Our Brains Are Prediction Machines
In 1953, Henry Molaison, suffering from debilitating epilepsy, underwent a radical surgery. Having exhausted all known forms of treatment at the time, his doctors decided to remove the part of his brain that they had isolated as the cause of his seizures, the hippocampus.
Upon recovering, his epileptic condition had vastly improved, but there was a startling side effect. He could no longer form new memories. “Every day is alone in itself, whatever joy I’ve had, and whatever sorrow I’ve had,” Molaison said.
Much like Leonard Shelby in the film Memento, he suffered from what the medical field calls anterograde amnesia. He had memories from before the surgery, but after, it wouldn’t matter if you had seen him a hundred times, in his mind he would still be meeting you for the first time.
That alone astonished researchers, as it was believed at the time that memory was delocalized in the brain. But even more surprising was that Molaison could learn new things, such as new motor skills.
It turned out that not only were memories of events localized in the hippocampus, but also other kinds of memory, such as skills or habits, were localized elsewhere.
Although a tragedy for the patient, this surgical mishap revolutionized our understanding of how memories are formed and stored in the brain.
Today at UT’s Center for Learning and Memory, Alison Preston takes our understanding of brain structures and memory beyond what was learned from Molaison. “Remembering an event is a form of mental time travel. We can all be Dr Whos in our TARDIS” Preston said recently, referring to the British sci-fi show about the time-traveling humanoid who explores the universe in a sentient time machine.
Speaking as part of the “Hot Science, Cool Talks” series, Preston spoke about how her lab researches. There, scientists study how the hippocampus and other parts of the brain influence aspects of thought outside of memory, such as learning, and also how these structures help us to not only recall the past, but to perceive the future as well.
“Our brain is a prediction machine,” Preston said.
In one experiment her lab conducts, subjects are presented pairs of images while being given an fMRI scan, a non invasive method for determining which sections of the brain are active. Later, participants answer questions related to the images.

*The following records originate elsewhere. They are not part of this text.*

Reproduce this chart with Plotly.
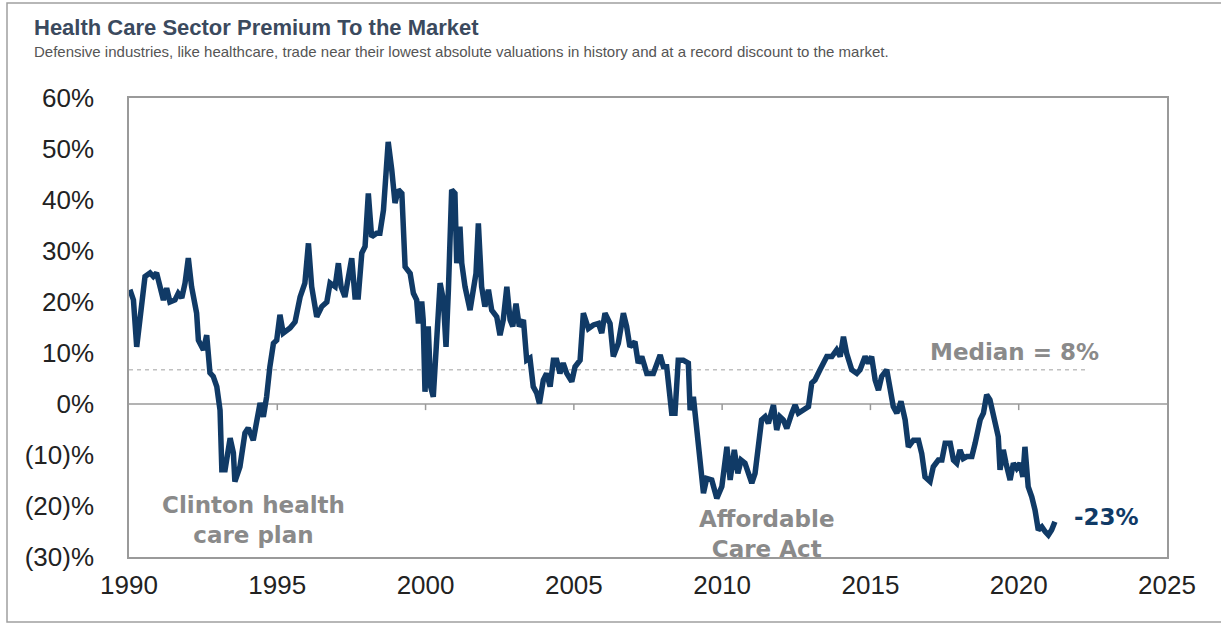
import plotly.graph_objects as go

# ---- data -------------------------------------------------------------
years = [1990.03, 1990.15, 1990.26, 1990.37, 1990.54, 1990.71, 1990.82, 1990.93, 1991.10, 1991.16,
         1991.27, 1991.38, 1991.55, 1991.66, 1991.78, 1991.89, 1992.00, 1992.11, 1992.28, 1992.34,
         1992.51, 1992.62, 1992.73, 1992.84, 1992.96, 1993.07, 1993.13, 1993.24, 1993.41, 1993.52,
         1993.57, 1993.74, 1993.91, 1994.02, 1994.19, 1994.31, 1994.42, 1994.53, 1994.64, 1994.75,
         1994.87, 1994.98, 1995.09, 1995.20, 1995.43, 1995.60, 1995.77, 1995.93, 1996.05, 1996.16,
         1996.33, 1996.50, 1996.67, 1996.78, 1996.95, 1997.06, 1997.15, 1997.28, 1997.37, 1997.51,
         1997.62, 1997.73, 1997.85, 1997.96, 1998.07, 1998.18, 1998.35, 1998.46, 1998.58, 1998.74,
         1998.86, 1998.97, 1999.08, 1999.20, 1999.31, 1999.48, 1999.59, 1999.70, 1999.76, 1999.87,
         1999.92, 1999.98, 2000.09, 2000.17, 2000.26, 2000.35, 2000.49, 2000.60, 2000.69, 2000.77,
         2000.88, 2000.99, 2001.05, 2001.16, 2001.22, 2001.33, 2001.50, 2001.61, 2001.70, 2001.78,
         2001.89, 2002.00, 2002.12, 2002.23, 2002.40, 2002.51, 2002.62, 2002.74, 2002.85, 2002.94,
         2003.05, 2003.16, 2003.30, 2003.41, 2003.52, 2003.63, 2003.75, 2003.84, 2003.97, 2004.08,
         2004.20, 2004.31, 2004.42, 2004.53, 2004.64, 2004.76, 2004.93, 2005.04, 2005.21, 2005.32,
         2005.49, 2005.66, 2005.83, 2005.94, 2006.05, 2006.22, 2006.33, 2006.50, 2006.67, 2006.78,
         2006.89, 2007.06, 2007.17, 2007.29, 2007.46, 2007.68, 2007.91, 2008.02, 2008.13, 2008.30,
         2008.41, 2008.52, 2008.69, 2008.86, 2008.92, 2009.03, 2009.09, 2009.25, 2009.37, 2009.48,
         2009.65, 2009.82, 2009.99, 2010.16, 2010.27, 2010.41, 2010.53, 2010.64, 2010.77, 2011.00,
         2011.11, 2011.33, 2011.45, 2011.56, 2011.73, 2011.84, 2011.95, 2012.06, 2012.18, 2012.35,
         2012.46, 2012.57, 2012.74, 2012.91, 2013.02, 2013.13, 2013.30, 2013.53, 2013.70, 2013.86,
         2013.98, 2014.09, 2014.20, 2014.37, 2014.54, 2014.65, 2014.82, 2014.93, 2015.04, 2015.16,
         2015.27, 2015.38, 2015.55, 2015.66, 2015.77, 2015.89, 2016.03, 2016.17, 2016.28, 2016.45,
         2016.62, 2016.73, 2016.84, 2017.01, 2017.12, 2017.29, 2017.41, 2017.52, 2017.69, 2017.80,
         2017.91, 2018.02, 2018.13, 2018.25, 2018.42, 2018.53, 2018.70, 2018.81, 2018.92, 2019.03,
         2019.20, 2019.31, 2019.37, 2019.48, 2019.57, 2019.71, 2019.82, 2019.93, 2020.04, 2020.14,
         2020.21, 2020.32, 2020.44, 2020.55, 2020.66, 2020.78, 2020.89, 2021.00, 2021.11, 2021.22]

premium = [22.4, 20.4, 11.2, 15.9, 25.0, 25.7, 25.0, 25.7, 22.4, 20.4,
           22.7, 20.0, 20.4, 21.7, 20.8, 23.7, 28.6, 23.0, 17.8, 12.5,
           10.6, 13.5, 6.1, 5.4, 3.4, -1.2, -12.9, -12.9, -6.7, -9.6,
           -15.2, -12.3, -5.7, -4.7, -7.1, -3.1, 0.2, -2.5, 1.4, 7.3,
           11.9, 12.5, 17.5, 13.9, 14.9, 16.1, 21.0, 23.7, 31.5, 23.0,
           17.1, 19.1, 20.0, 23.7, 23.0, 27.6, 23.0, 21.0, 24.3, 28.6,
           21.0, 21.0, 29.6, 30.9, 41.3, 32.8, 33.5, 33.5, 38.0, 51.4,
           45.9, 39.4, 42.0, 41.3, 26.9, 25.6, 21.7, 20.4, 15.8, 20.1,
           16.5, 2.4, 15.2, 3.4, 1.4, 11.2, 23.7, 20.4, 11.2, 22.4,
           42.0, 41.3, 27.6, 34.8, 27.6, 23.0, 18.4, 22.4, 25.6, 35.4,
           23.0, 19.1, 22.4, 18.4, 17.1, 13.5, 16.5, 23.0, 16.5, 15.2,
           19.7, 15.2, 16.5, 8.6, 9.0, 3.4, 2.1, 0.1, 4.7, 6.0,
           3.4, 8.6, 8.6, 6.0, 8.0, 6.0, 4.4, 7.3, 8.6, 17.8,
           14.8, 15.5, 15.8, 13.9, 17.8, 15.8, 9.3, 11.9, 17.8, 15.2,
           11.2, 12.2, 8.0, 9.3, 6.0, 6.0, 9.6, 7.3, 7.3, -1.8,
           -1.8, 8.6, 8.6, 8.0, -1.2, 1.4, -2.2, -9.7, -17.5, -14.6,
           -14.9, -18.5, -16.2, -8.4, -14.9, -9.0, -13.6, -11.0, -11.6, -15.5,
           -13.6, -3.1, -2.5, -3.8, -0.2, -5.1, -2.5, -3.1, -4.8, -1.8,
           -0.2, -1.8, -1.2, -0.5, 4.1, 4.7, 6.7, 9.3, 9.3, 10.6,
           9.3, 13.2, 9.9, 6.7, 6.0, 6.7, 9.3, 8.0, 9.3, 4.7,
           2.7, 5.4, 6.7, 2.7, -0.5, -1.8, 0.5, -3.1, -8.4, -7.1,
           -7.1, -9.7, -14.3, -15.2, -12.3, -11.0, -11.0, -7.7, -7.7, -11.0,
           -11.6, -9.0, -10.7, -10.3, -10.3, -7.7, -3.1, -1.8, 1.8, 0.8,
           -3.8, -6.4, -12.9, -9.0, -11.6, -14.9, -11.6, -12.6, -11.6, -14.3,
           -8.4, -16.2, -18.2, -20.8, -24.7, -24.1, -25.0, -25.7, -24.7, -23.1]

median_line_y = 6.7
median_span = [1990, 2022.24]
median_label = "Median = 8%"
last_label = "-23%"

y_tickvals = [60, 50, 40, 30, 20, 10, 0, -10, -20, -30]
y_ticktext = ["60%", "50%", "40%", "30%", "20%", "10%", "0%", "(10)%", "(20)%", "(30)%"]
x_tickvals = [1990, 1995, 2000, 2005, 2010, 2015, 2020, 2025]
x_ticktext = ["1990", "1995", "2000", "2005", "2010", "2015", "2020", "2025"]
zero_ticks = [1995, 2000, 2005, 2010, 2015, 2020]

events = [
    {"text": "Clinton health<br>care plan", "x": 1994.2, "y": -22.7},
    {"text": "Affordable<br>Care Act", "x": 2011.5, "y": -25.4},
]

title = "Health Care Sector Premium To the Market"
subtitle = ("Defensive industries, like healthcare, trade near their lowest absolute "
            "valuations in history and at a record discount to the market.")

# ---- figure -----------------------------------------------------------
W, H = 1221, 624
L, R, T, B = 129, 54, 98, 67
pw, ph = W - L - R, H - T - B


def px_x(p):
    return (p - L) / pw


def px_y(p):
    return 1 - (p - T) / ph


NAVY = "#103a66"
GREY_TXT = "#8a8a8a"
AXIS_GREY = "#9a9a9a"

fig = go.Figure()

fig.add_trace(go.Scatter(
    x=median_span, y=[median_line_y, median_line_y], mode="lines",
    line=dict(color="#c0c0c0", width=1.5, dash="4px,4px"),
    hoverinfo="skip", showlegend=False))

fig.add_trace(go.Scatter(
    x=years, y=premium, mode="lines",
    line=dict(color=NAVY, width=5.5),
    showlegend=False))

shapes = []
shapes.append(dict(type="line", xref="paper", yref="y", x0=0, x1=1, y0=0, y1=0,
                   line=dict(color=AXIS_GREY, width=1.5), layer="below"))
for t in zero_ticks:
    shapes.append(dict(type="line", xref="x", yref="y", x0=t, x1=t, y0=0, y1=-1.2,
                       line=dict(color=AXIS_GREY, width=1.5), layer="below"))
shapes.append(dict(type="rect", xref="paper", yref="paper",
                   x0=px_x(7), x1=px_x(1225), y0=px_y(622), y1=px_y(3),
                   line=dict(color="#a0a0a0", width=1.5), layer="below"))

annotations = [
    dict(text="<b>" + title + "</b>", xref="paper", yref="paper",
         x=px_x(32), y=px_y(27), xanchor="left", yanchor="middle", showarrow=False,
         font=dict(family="Liberation Sans, Arial", size=22, color="#3b4a5e")),
    dict(text=subtitle, xref="paper", yref="paper",
         x=px_x(32), y=px_y(52), xanchor="left", yanchor="middle", showarrow=False,
         font=dict(family="Liberation Sans, Arial", size=15, color="#555555")),
    dict(text="<b>" + median_label + "</b>", xref="x", yref="y",
         x=2019.87, y=10.1, xanchor="center", yanchor="middle", showarrow=False,
         font=dict(family="DejaVu Sans", size=23, color=GREY_TXT)),
    dict(text="<b>" + last_label + "</b>", xref="x", yref="y",
         x=2021.8, y=-22.2, xanchor="left", yanchor="middle", showarrow=False,
         font=dict(family="DejaVu Sans", size=23, color=NAVY)),
]
for ev in events:
    annotations.append(dict(text="<b>" + ev["text"] + "</b>", xref="x", yref="y",
                            x=ev["x"], y=ev["y"], xanchor="center", yanchor="middle",
                            showarrow=False, align="center",
                            font=dict(family="DejaVu Sans", size=23, color=GREY_TXT)))

fig.update_layout(
    width=W, height=H,
    margin=dict(l=L, r=R, t=T, b=B, pad=0),
    paper_bgcolor="white", plot_bgcolor="white",
    shapes=shapes, annotations=annotations,
    xaxis=dict(range=[1990, 2025], tickvals=x_tickvals, ticktext=x_ticktext,
               showgrid=False, zeroline=False, showline=True, mirror=True,
               linecolor=AXIS_GREY, linewidth=1.5, ticks="",
               ticklabelstandoff=4,
               tickfont=dict(family="Liberation Sans, Arial", size=26, color="#222222")),
    yaxis=dict(range=[-30, 60], tickvals=y_tickvals, ticktext=y_ticktext,
               showgrid=False, zeroline=False, showline=True, mirror=True,
               linecolor=AXIS_GREY, linewidth=1.5, ticks="",
               ticklabelstandoff=28,
               tickfont=dict(family="Liberation Sans, Arial", size=26, color="#222222")),
    hovermode=False,
)

fig.write_html("out.html")
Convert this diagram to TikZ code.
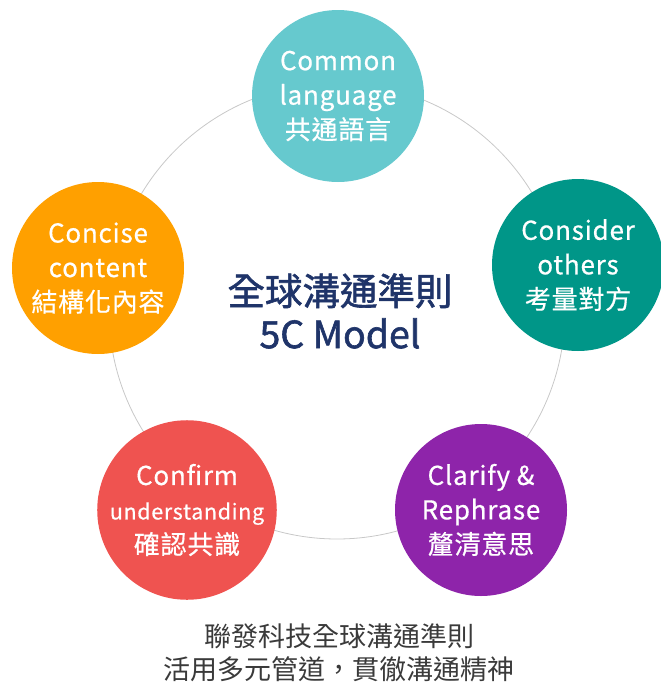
\documentclass[tikz,border=0pt]{standalone}
\usepackage{fontspec}
\setmainfont{Noto Sans CJK TC}

\definecolor{commoncol}{HTML}{66C9CE}
\definecolor{considercol}{HTML}{009688}
\definecolor{clarifycol}{HTML}{8E24AA}
\definecolor{confirmcol}{HTML}{EF5350}
\definecolor{concisecol}{HTML}{FFA000}
\definecolor{titlecol}{HTML}{1F3469}
\definecolor{ringcol}{HTML}{C8C8C8}
\definecolor{slogancol}{HTML}{3A3A3A}

\tikzset{
	bubble/.style = {circle, fill = #1, minimum size = 172pt, inner sep = 0pt, align = center, text = white, font = \fontsize{26}{34.5}\selectfont\addfontfeatures{LetterSpace = 3, FakeBold = 0.6}},
	ring/.style = {draw = ringcol, line width = 0.8pt}
}

\begin{document}
\begin{tikzpicture}[x = 1pt, y = -1pt]

\useasboundingbox (0, 0) rectangle (661, 688);

\coordinate (hub) at (337, 311);
\draw [ring] (hub) circle (228pt);

\node [bubble = commoncol] (common) at (338, 96) {Common\\language\\共通語言};
\node [bubble = considercol] (consider) at (578, 265) {Consider\\others\\考量對方};
\node [bubble = clarifycol] (clarify) at (481, 510) {Clarify \&\\Rephrase\\釐清意思};
\node [bubble = confirmcol] (confirm) at (187, 510) {Confirm\\{\fontsize{21.5}{34.5}\selectfont understanding}\\確認共識};
\node [bubble = concisecol] (concise) at (98, 268) {Concise\\content\\結構化內容};

\node [align = center, text = titlecol, font = \fontsize{37.5}{43}\selectfont\addfontfeatures{FakeBold = 1.6}] (model) at (340, 311) {全球溝通準則\\5C Model};

\node [align = center, text = slogancol, font = \fontsize{27}{33}\selectfont] (slogan) at (339, 653) {聯發科技全球溝通準則\\活用多元管道，貫徹溝通精神};

\end{tikzpicture}
\end{document}
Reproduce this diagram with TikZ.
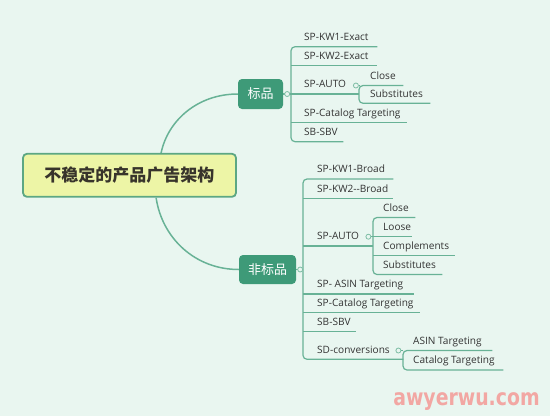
\documentclass[tikz,border=0pt]{standalone}
\usepackage{fontspec}
\usepackage{graphicx}
\usetikzlibrary{calc}
\setmainfont{Open Sans}
\newfontfamily\cjk{Noto Sans CJK SC}
\newfontfamily\wmfont{DejaVu Sans}
\definecolor{bg}{HTML}{E9F6F0}
\definecolor{ln}{HTML}{68B296}
\definecolor{topicfill}{HTML}{3E9A78}
\definecolor{rootfill}{HTML}{EDF5A6}
\definecolor{rootdraw}{HTML}{5CA783}
\definecolor{txt}{HTML}{333333}
\definecolor{wm}{HTML}{F2A7A3}
\newcommand\leafnode[6]{%
  \node[leaf] (#1) at (#2,#3) {\makebox[\dimexpr#4pt-#2pt\relax][l]{\hspace*{#5pt}#6}};}
\begin{document}
\begin{tikzpicture}[x=1pt,y=-1pt,
  br/.style={draw=ln,line width=1.2pt},
  cv/.style={draw=ln,line width=1.5pt},
  leaf/.style={anchor=south west,inner xsep=0pt,inner ysep=0pt,text height=10pt,text depth=6pt,
    text=txt,font=\fontsize{10.1}{11}\selectfont},
  root/.style={draw=rootdraw,fill=rootfill,line width=1.8pt,rounded corners=4pt,
    minimum width=213pt,minimum height=43pt,inner sep=0pt,text=black!80!olive,
    font=\cjk\bfseries\fontsize{17}{17}\selectfont},
  topic/.style={fill=topicfill,rounded corners=4pt,inner sep=0pt,text=white,
    font=\cjk\fontsize{13}{13}\selectfont},
  dot/.style={circle,draw=ln!85,fill=bg,line width=0.8pt,inner sep=0pt,minimum size=5pt},
  wmk/.style={text=wm,font=\wmfont\bfseries\fontsize{23}{23}\selectfont,inner sep=0pt}]
\fill[bg] (0,0) rectangle (550,416);
\useasboundingbox (0,0) rectangle (550,416);

% root and topics
\node[root] (root) at (129.5,175.3) {不稳定的产品广告架构};
\node[topic,minimum width=45pt,minimum height=30pt] (std) at (260.5,94) {标品};
\node[topic,minimum width=57pt,minimum height=29pt] (fstd) at (267.5,269.5) {非标品};

\draw[cv] ($(root.north west)+(139,0)$) .. controls (168,120) and (198,94) .. (std.west);
\draw[cv] ($(root.south west)+(134,0)$) .. controls (162,238) and (195,269.5) .. (fstd.west);

% children of 标品
\leafnode{k1}{291}{46.7}{377}{13}{SP-KW1-Exact}
\leafnode{k2}{291}{65.7}{377}{13}{SP-KW2-Exact}
\leafnode{auto1}{291}{94}{359}{13}{SP-AUTO}
\leafnode{cat1}{291}{122.7}{407}{13}{SP-Catalog Targeting}
\leafnode{sbv1}{291}{141.7}{343}{13}{SB-SBV}
\leafnode{close1}{359}{85.5}{403}{11}{Close}
\leafnode{subs1}{359}{103.3}{430}{11}{Substitutes}

\draw[br] (std.east) -- (std.east -| k1.south west);
\draw[br,rounded corners=4pt] (k1.south east) -- (k1.south west) -- (sbv1.south west) -- (sbv1.south east);
\foreach \n in {k2,cat1} \draw[br] (\n.south west) -- (\n.south east);
\draw[br] (auto1.south west) -- (auto1.south east);
\node[dot] (d1) at ($(std.east)+(4,0)$) {};

\node[dot] (d2) at ($(auto1.south east)+(-3.5,-8.5)$) {};
\draw[br] (d2.east) -- (close1.south west);
\draw[br,rounded corners=4pt] (close1.south east) -- (close1.south west) -- (subs1.south west) -- (subs1.south east);

% children of 非标品
\leafnode{b1}{303}{179}{393}{14}{SP-KW1-Broad}
\leafnode{b2}{303}{198.3}{393}{14}{SP-KW2-{}-Broad}
\leafnode{auto2}{303}{246}{373}{14}{SP-AUTO}
\leafnode{asin2}{303}{294}{414}{14}{SP- ASIN Targeting}
\leafnode{cat2}{303}{312.7}{420}{14}{SP-Catalog Targeting}
\leafnode{sbv2}{303}{331.7}{356}{14}{SB-SBV}
\leafnode{sd}{303}{359.3}{403}{14}{SD-conversions}

\leafnode{close2}{373}{217.5}{415}{10}{Close}
\leafnode{loose2}{373}{236.7}{412}{10}{Loose}
\leafnode{comp2}{373}{255.7}{455}{10}{Complements}
\leafnode{subs2}{373}{274.5}{442}{10}{Substitutes}

\leafnode{asin3}{403}{350.5}{492}{10}{ASIN Targeting}
\leafnode{cat3}{403}{370}{503}{10}{Catalog Targeting}

\draw[br] (fstd.east) -- (fstd.east -| b1.south west);
\draw[br,rounded corners=4pt] (b1.south east) -- (b1.south west) -- (sd.south west) -- (sd.south east);
\foreach \n in {b2,auto2,asin2,cat2,sbv2} \draw[br] (\n.south west) -- (\n.south east);
\node[dot] (d3) at ($(fstd.east)+(4,0)$) {};

\node[dot] (d4) at ($(auto2.south east)+(-5,-9.3)$) {};
\draw[br] (d4.east) -- (loose2.south west);
\draw[br,rounded corners=4pt] (close2.south east) -- (close2.south west) -- (subs2.south west) -- (subs2.south east);
\foreach \n in {loose2,comp2} \draw[br] (\n.south west) -- (\n.south east);

\node[dot] (d5) at ($(sd.south east)+(-5,-8.8)$) {};
\draw[br] (d5.east) -- (asin3.south west);
\draw[br,rounded corners=4pt] (asin3.south east) -- (asin3.south west) -- (cat3.south west) -- (cat3.south east);

% watermark
\node[wmk,anchor=base] (wmtext) at (466.5,405) {\scalebox{0.82}[1]{awyerwu.com}};
\end{tikzpicture}
\end{document}
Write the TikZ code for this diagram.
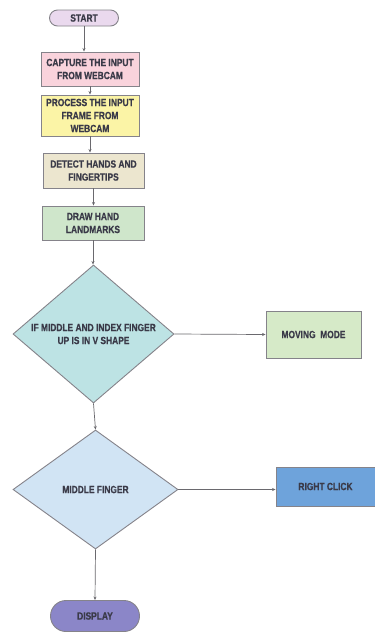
\documentclass[tikz,border=0pt]{standalone}
\usepackage{fontspec}
\newfontfamily\lblfont{Liberation Sans Bold}[FakeStretch=0.8, FakeBold=0.6]
\usetikzlibrary{shapes.geometric,shapes.misc,arrows.meta}
\definecolor{cstart}{HTML}{EAD9EE}
\definecolor{ccap}{HTML}{F9D3DC}
\definecolor{cproc}{HTML}{FBF4A6}
\definecolor{cdet}{HTML}{ECE6CF}
\definecolor{cdraw}{HTML}{CFE6CB}
\definecolor{cdone}{HTML}{BDE3E4}
\definecolor{cmove}{HTML}{D6EAC8}
\definecolor{cdtwo}{HTML}{D1E4F4}
\definecolor{cright}{HTML}{6EA3DB}
\definecolor{cdisp}{HTML}{8B86C8}
\definecolor{cedge}{HTML}{85838A}
\definecolor{ctext}{HTML}{3A3A48}
\tikzset{
  lbl/.style={font=\lblfont\fontsize{10.5}{13}\selectfont, text=ctext, align=center},
  boxnode/.style={lbl, draw=cedge, line width=0.9pt, rectangle, inner sep=0pt},
  termnode/.style={lbl, draw=cedge, line width=0.9pt, rounded rectangle, inner sep=0pt},
  decnode/.style={draw=cedge, line width=0.9pt, diamond, inner sep=0pt},
  arr/.style={draw=cedge!80!black, line width=0.7pt, -{Stealth[length=3.5pt,width=3pt]}}
}
\begin{document}
\begin{tikzpicture}[x=1pt,y=-1pt]
\useasboundingbox[fill=white] (0,0) rectangle (375,633);
\node[termnode, fill=cstart, minimum width=69pt, minimum height=16pt] (start) at (84,18) {START};
\node[boxnode, fill=ccap, minimum width=98pt, minimum height=34pt] (cap) at (90,69) {CAPTURE THE INPUT\\FROM WEBCAM};
\node[boxnode, fill=cproc, minimum width=98pt, minimum height=41pt] (proc) at (90,115.5) {PROCESS THE INPUT\\FRAME FROM\\WEBCAM};
\node[boxnode, fill=cdet, minimum width=101pt, minimum height=35pt] (det) at (93.5,170.5) {DETECT HANDS AND\\FINGERTIPS};
\node[boxnode, fill=cdraw, minimum width=102pt, minimum height=34pt] (drw) at (93,223) {DRAW HAND\\LANDMARKS};
\node[decnode, fill=cdone, minimum width=161pt, minimum height=138pt] (done) at (93.5,334) {};
\node[lbl] (donet) at (done.center) {IF MIDDLE AND INDEX FINGER\\UP IS IN V SHAPE};
\node[boxnode, fill=cmove, minimum width=95pt, minimum height=47pt] (move) at (313.5,334.5) {MOVING\ \ MODE};
\node[decnode, fill=cdtwo, minimum width=165pt, minimum height=119pt] (dtwo) at (95.5,489.5) {};
\node[lbl] (dtwot) at (dtwo.center) {MIDDLE FINGER};
\node[boxnode, fill=cright, minimum width=99pt, minimum height=39pt] (right) at (325.5,486.5) {RIGHT CLICK};
\node[termnode, fill=cdisp, minimum width=89pt, minimum height=31pt] (disp) at (95,616) {DISPLAY};
\draw[arr] (start.south) -- (start.south |- cap.north);
\draw[arr] (cap.south) -- (cap.south |- proc.north);
\draw[arr] (proc.south) -- (proc.south |- det.north);
\draw[arr] (det.south) -- (det.south |- drw.north);
\draw[arr] (drw.south) -- (drw.south |- done.north);
\draw[arr] (done.east) -- (move.west);
\draw[arr] (done.south) -- (dtwo.north);
\draw[arr] (dtwo.east) -- (dtwo.east -| right.west);
\draw[arr] (dtwo.south) -- (disp.north);
\end{tikzpicture}
\end{document}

With the aid of a computer, researchers can determine from the fMRI what kind of image from the experiment the person is recalling, such as a scene versus an object, “a form of mind reading,” Preston joked.
They can then measure performance on various tests, and compare results from when a person is recalling a certain image, versus when they are not. From these studies, it appears that memory helps us in other kinds of reasoning, such as making inferences, in ways that were previously unknown to scientists.
More understanding into how these brain structures interact can lead to better teaching methods, showing us how memory of previous lessons can be better harnessed to facilitate learning of new skills.
Preston’s research may also ultimately help with treatment of degenerative neurological disorders, such as Alzheimer’s.